Your objective: Leave out the pictures, then output the lines of the records below from the first through the one containing "(ruleprops) at (1895.8,226)".
-- BEGIN Data in this exercise --
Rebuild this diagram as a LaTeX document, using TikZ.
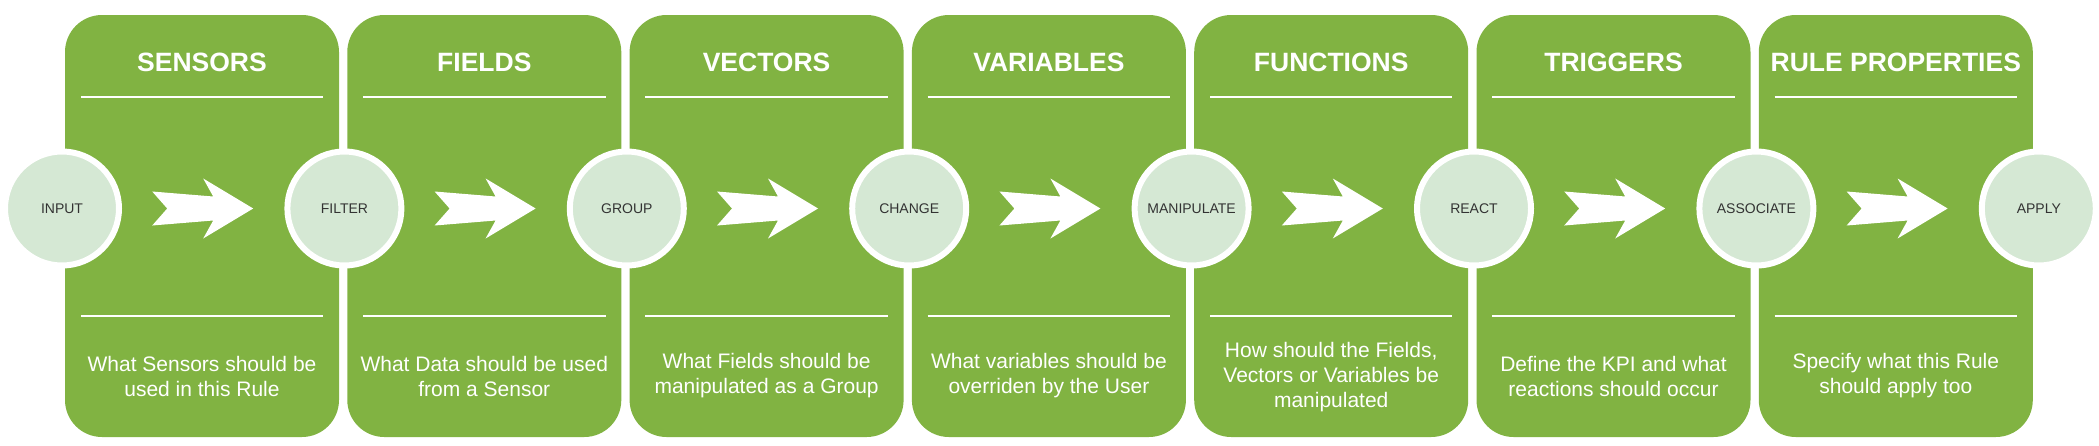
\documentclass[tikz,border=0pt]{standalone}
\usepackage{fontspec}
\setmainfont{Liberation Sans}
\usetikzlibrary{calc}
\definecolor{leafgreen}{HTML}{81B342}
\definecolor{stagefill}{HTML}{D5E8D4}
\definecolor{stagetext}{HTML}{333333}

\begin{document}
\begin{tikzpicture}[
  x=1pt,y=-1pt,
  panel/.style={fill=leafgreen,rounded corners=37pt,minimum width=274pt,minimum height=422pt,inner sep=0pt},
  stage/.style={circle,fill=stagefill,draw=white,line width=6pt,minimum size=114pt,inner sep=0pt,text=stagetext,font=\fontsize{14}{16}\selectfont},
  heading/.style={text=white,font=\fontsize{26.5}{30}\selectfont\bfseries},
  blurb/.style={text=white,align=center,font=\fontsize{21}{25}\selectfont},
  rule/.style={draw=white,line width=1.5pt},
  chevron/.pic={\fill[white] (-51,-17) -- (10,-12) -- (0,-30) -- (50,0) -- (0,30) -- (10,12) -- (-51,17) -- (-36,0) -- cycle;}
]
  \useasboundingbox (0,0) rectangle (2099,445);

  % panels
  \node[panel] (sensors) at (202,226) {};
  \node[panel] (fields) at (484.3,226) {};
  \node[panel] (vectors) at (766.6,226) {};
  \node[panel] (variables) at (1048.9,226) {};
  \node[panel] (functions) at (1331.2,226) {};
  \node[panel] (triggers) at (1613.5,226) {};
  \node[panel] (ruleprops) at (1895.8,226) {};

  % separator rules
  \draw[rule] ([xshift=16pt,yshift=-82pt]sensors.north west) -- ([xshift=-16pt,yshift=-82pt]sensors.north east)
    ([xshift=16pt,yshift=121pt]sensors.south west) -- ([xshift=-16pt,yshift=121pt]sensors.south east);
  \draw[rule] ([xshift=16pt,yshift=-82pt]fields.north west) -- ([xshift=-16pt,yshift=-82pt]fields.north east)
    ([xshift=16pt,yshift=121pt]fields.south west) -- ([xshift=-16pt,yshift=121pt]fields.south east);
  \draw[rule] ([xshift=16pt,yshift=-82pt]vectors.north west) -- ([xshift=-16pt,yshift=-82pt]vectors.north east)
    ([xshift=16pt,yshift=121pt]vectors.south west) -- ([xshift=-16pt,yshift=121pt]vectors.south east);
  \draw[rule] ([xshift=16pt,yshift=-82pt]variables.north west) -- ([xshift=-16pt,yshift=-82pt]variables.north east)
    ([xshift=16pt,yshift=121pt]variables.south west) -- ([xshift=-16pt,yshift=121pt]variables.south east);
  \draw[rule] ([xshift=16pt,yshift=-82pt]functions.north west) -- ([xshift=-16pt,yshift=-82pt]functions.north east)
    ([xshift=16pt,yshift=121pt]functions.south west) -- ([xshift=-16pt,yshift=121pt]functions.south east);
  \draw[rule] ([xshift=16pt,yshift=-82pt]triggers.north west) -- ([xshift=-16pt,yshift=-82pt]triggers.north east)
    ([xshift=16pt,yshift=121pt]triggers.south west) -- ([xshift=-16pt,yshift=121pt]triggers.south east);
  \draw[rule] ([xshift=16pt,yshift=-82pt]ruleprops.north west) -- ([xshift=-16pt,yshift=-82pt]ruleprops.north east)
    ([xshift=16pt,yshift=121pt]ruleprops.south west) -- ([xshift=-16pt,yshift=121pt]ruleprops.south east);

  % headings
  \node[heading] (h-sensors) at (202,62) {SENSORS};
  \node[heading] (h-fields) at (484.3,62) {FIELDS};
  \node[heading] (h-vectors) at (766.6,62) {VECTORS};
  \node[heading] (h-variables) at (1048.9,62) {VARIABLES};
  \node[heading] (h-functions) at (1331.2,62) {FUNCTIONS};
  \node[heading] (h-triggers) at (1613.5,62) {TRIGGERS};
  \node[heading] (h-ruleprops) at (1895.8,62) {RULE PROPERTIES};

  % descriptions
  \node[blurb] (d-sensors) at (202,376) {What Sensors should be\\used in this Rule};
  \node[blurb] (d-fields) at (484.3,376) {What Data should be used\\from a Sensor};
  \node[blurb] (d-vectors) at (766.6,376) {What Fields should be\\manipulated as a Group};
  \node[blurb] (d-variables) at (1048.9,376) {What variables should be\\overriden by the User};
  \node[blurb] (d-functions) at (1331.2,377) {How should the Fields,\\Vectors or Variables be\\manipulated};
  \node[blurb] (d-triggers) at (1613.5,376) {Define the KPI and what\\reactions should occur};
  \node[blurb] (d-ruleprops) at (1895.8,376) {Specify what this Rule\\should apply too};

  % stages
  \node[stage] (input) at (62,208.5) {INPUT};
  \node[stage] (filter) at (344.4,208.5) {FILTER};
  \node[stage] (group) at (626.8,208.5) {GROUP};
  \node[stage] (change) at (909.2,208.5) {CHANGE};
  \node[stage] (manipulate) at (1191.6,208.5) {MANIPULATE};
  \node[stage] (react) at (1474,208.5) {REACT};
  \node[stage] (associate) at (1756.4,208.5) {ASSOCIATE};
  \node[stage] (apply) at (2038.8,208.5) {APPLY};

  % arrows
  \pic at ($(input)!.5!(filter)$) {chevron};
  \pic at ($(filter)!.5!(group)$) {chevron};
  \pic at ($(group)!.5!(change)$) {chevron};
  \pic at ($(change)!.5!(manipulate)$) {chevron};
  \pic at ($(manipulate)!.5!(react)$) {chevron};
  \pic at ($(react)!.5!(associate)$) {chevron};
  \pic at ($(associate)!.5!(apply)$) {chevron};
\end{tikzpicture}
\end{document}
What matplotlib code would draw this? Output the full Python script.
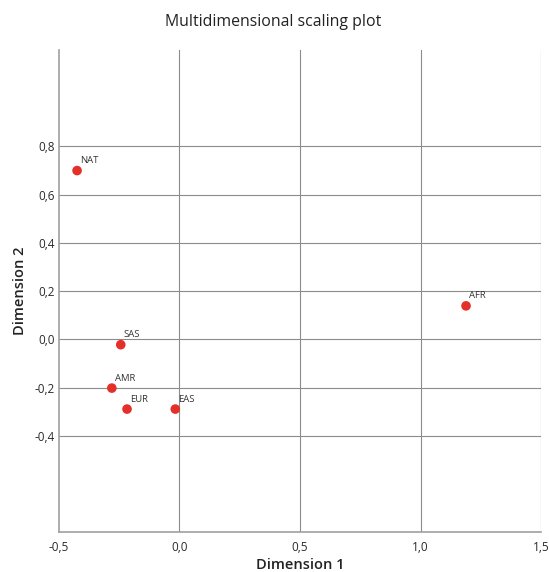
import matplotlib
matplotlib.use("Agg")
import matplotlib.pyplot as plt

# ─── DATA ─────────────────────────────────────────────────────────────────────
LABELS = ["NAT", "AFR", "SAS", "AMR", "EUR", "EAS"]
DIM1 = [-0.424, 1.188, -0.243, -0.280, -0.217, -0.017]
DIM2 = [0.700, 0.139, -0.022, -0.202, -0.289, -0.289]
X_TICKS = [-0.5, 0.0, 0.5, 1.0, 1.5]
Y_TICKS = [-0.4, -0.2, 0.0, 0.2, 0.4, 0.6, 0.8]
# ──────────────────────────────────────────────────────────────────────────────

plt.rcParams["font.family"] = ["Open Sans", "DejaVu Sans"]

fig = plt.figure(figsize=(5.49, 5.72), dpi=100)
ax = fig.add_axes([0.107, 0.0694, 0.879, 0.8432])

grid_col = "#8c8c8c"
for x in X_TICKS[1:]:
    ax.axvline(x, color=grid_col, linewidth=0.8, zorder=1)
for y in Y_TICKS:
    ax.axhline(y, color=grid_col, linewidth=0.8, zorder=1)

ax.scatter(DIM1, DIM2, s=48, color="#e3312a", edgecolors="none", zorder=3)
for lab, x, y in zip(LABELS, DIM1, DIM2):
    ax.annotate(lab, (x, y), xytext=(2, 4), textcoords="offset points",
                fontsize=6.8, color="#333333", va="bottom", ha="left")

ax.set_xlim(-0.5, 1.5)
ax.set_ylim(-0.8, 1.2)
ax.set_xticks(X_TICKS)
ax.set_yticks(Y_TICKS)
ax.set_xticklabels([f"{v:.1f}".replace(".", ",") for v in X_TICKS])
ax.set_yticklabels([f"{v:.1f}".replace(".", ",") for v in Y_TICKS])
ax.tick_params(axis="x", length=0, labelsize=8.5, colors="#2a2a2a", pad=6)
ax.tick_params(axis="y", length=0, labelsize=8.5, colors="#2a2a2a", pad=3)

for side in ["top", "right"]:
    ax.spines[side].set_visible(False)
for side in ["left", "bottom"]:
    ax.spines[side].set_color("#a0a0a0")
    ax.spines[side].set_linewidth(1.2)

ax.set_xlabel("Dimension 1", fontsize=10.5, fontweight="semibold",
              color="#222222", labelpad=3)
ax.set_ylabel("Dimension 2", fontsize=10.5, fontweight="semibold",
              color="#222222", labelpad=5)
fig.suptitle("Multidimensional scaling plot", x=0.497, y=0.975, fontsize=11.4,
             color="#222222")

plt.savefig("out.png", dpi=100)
-- END Data in this exercise --
Complete output:
Rebuild this diagram as a LaTeX document, using TikZ.
\documentclass[tikz,border=0pt]{standalone}
\usepackage{fontspec}
\setmainfont{Liberation Sans}
\usetikzlibrary{calc}
\definecolor{leafgreen}{HTML}{81B342}
\definecolor{stagefill}{HTML}{D5E8D4}
\definecolor{stagetext}{HTML}{333333}

\begin{document}
\begin{tikzpicture}[
  x=1pt,y=-1pt,
  panel/.style={fill=leafgreen,rounded corners=37pt,minimum width=274pt,minimum height=422pt,inner sep=0pt},
  stage/.style={circle,fill=stagefill,draw=white,line width=6pt,minimum size=114pt,inner sep=0pt,text=stagetext,font=\fontsize{14}{16}\selectfont},
  heading/.style={text=white,font=\fontsize{26.5}{30}\selectfont\bfseries},
  blurb/.style={text=white,align=center,font=\fontsize{21}{25}\selectfont},
  rule/.style={draw=white,line width=1.5pt},
  chevron/.pic={\fill[white] (-51,-17) -- (10,-12) -- (0,-30) -- (50,0) -- (0,30) -- (10,12) -- (-51,17) -- (-36,0) -- cycle;}
]
  \useasboundingbox (0,0) rectangle (2099,445);

  % panels
  \node[panel] (sensors) at (202,226) {};
  \node[panel] (fields) at (484.3,226) {};
  \node[panel] (vectors) at (766.6,226) {};
  \node[panel] (variables) at (1048.9,226) {};
  \node[panel] (functions) at (1331.2,226) {};
  \node[panel] (triggers) at (1613.5,226) {};
  \node[panel] (ruleprops) at (1895.8,226) {};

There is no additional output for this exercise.